Estamos llamados a dar la vida y no a dar la muerte.

Mc 7, 31-37

Jesús, mientras caminaba hacia el lago de Galilea, se encuentra con un hombre sordo y que apenas podía hablar, condenado a la incomunicación: nada de la vida podría entrar en él, nada de la vida podía desprenderse de él. Su problema era la incomunicación.

Hay una súplica de la gente: “que le impusiera las manos” (gesto presente en muchos sacramentos para otorgar algún don, autoridad, o como método de sanación). Jesús toca sus oídos y su lengua; suspira al cielo y da una orden: “EFFETÁ” = ÁBRETE. Y al momento hablaba sin dificultad alguna.

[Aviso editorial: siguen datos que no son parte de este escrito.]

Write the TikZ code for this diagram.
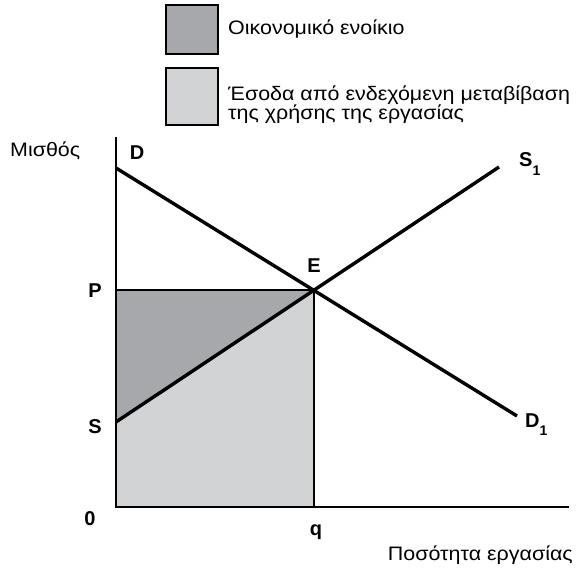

Nos incomunicamos cuando la vida se llena de oscuridad, cuando la tristeza nos invade, cuando nos vemos abocados a la soledad. Es el momento en que la incomunicación nos conduce al ostracismo, al exilio, al confinamiento; todo por la incapacidad que mostramos ante una vida que requiere de nuestra responsabilidad y respeto, donde todo se vuelve una frontera infranqueable. Nos separamos de la vida, nos separamos de los hermanos, de la familia y de Dios.

Se hace necesario que alguien nos diga una palabra de autoridad que rompa nuestro silencio e incomunicación. “Ábrete al mundo”, “Ábrete a Dios”, “Ábrete a la fraternidad”. Es una palabra de autoridad que viene de Dios mismo, viene como “un suspiro del cielo”, como una nueva creación.

San Juan Pablo II, lo repetía constantemente: “Abre de par en par tus puertas a Cristo”, así inició también su pontificado.

La fe es la apertura a Cristo, a Dios, romper las barreras de la incomunicación con Dios y los hermanos, salir de la marginación que la soledad provoca, superar la separación que provoca la incomprensión de los pueblos, de las religiones, de los hombres. La fe necesita de una mano creadora que abra nuestro entendimiento para poder escuchar la Palabra de Dios, y poderla proclamar sin descanso.

“Ábrete” es la gran lección del evangelio de hoy, que nos presenta a Jesús como el Mesías esperado, que hace oír a los sordos y hablar a los mudos.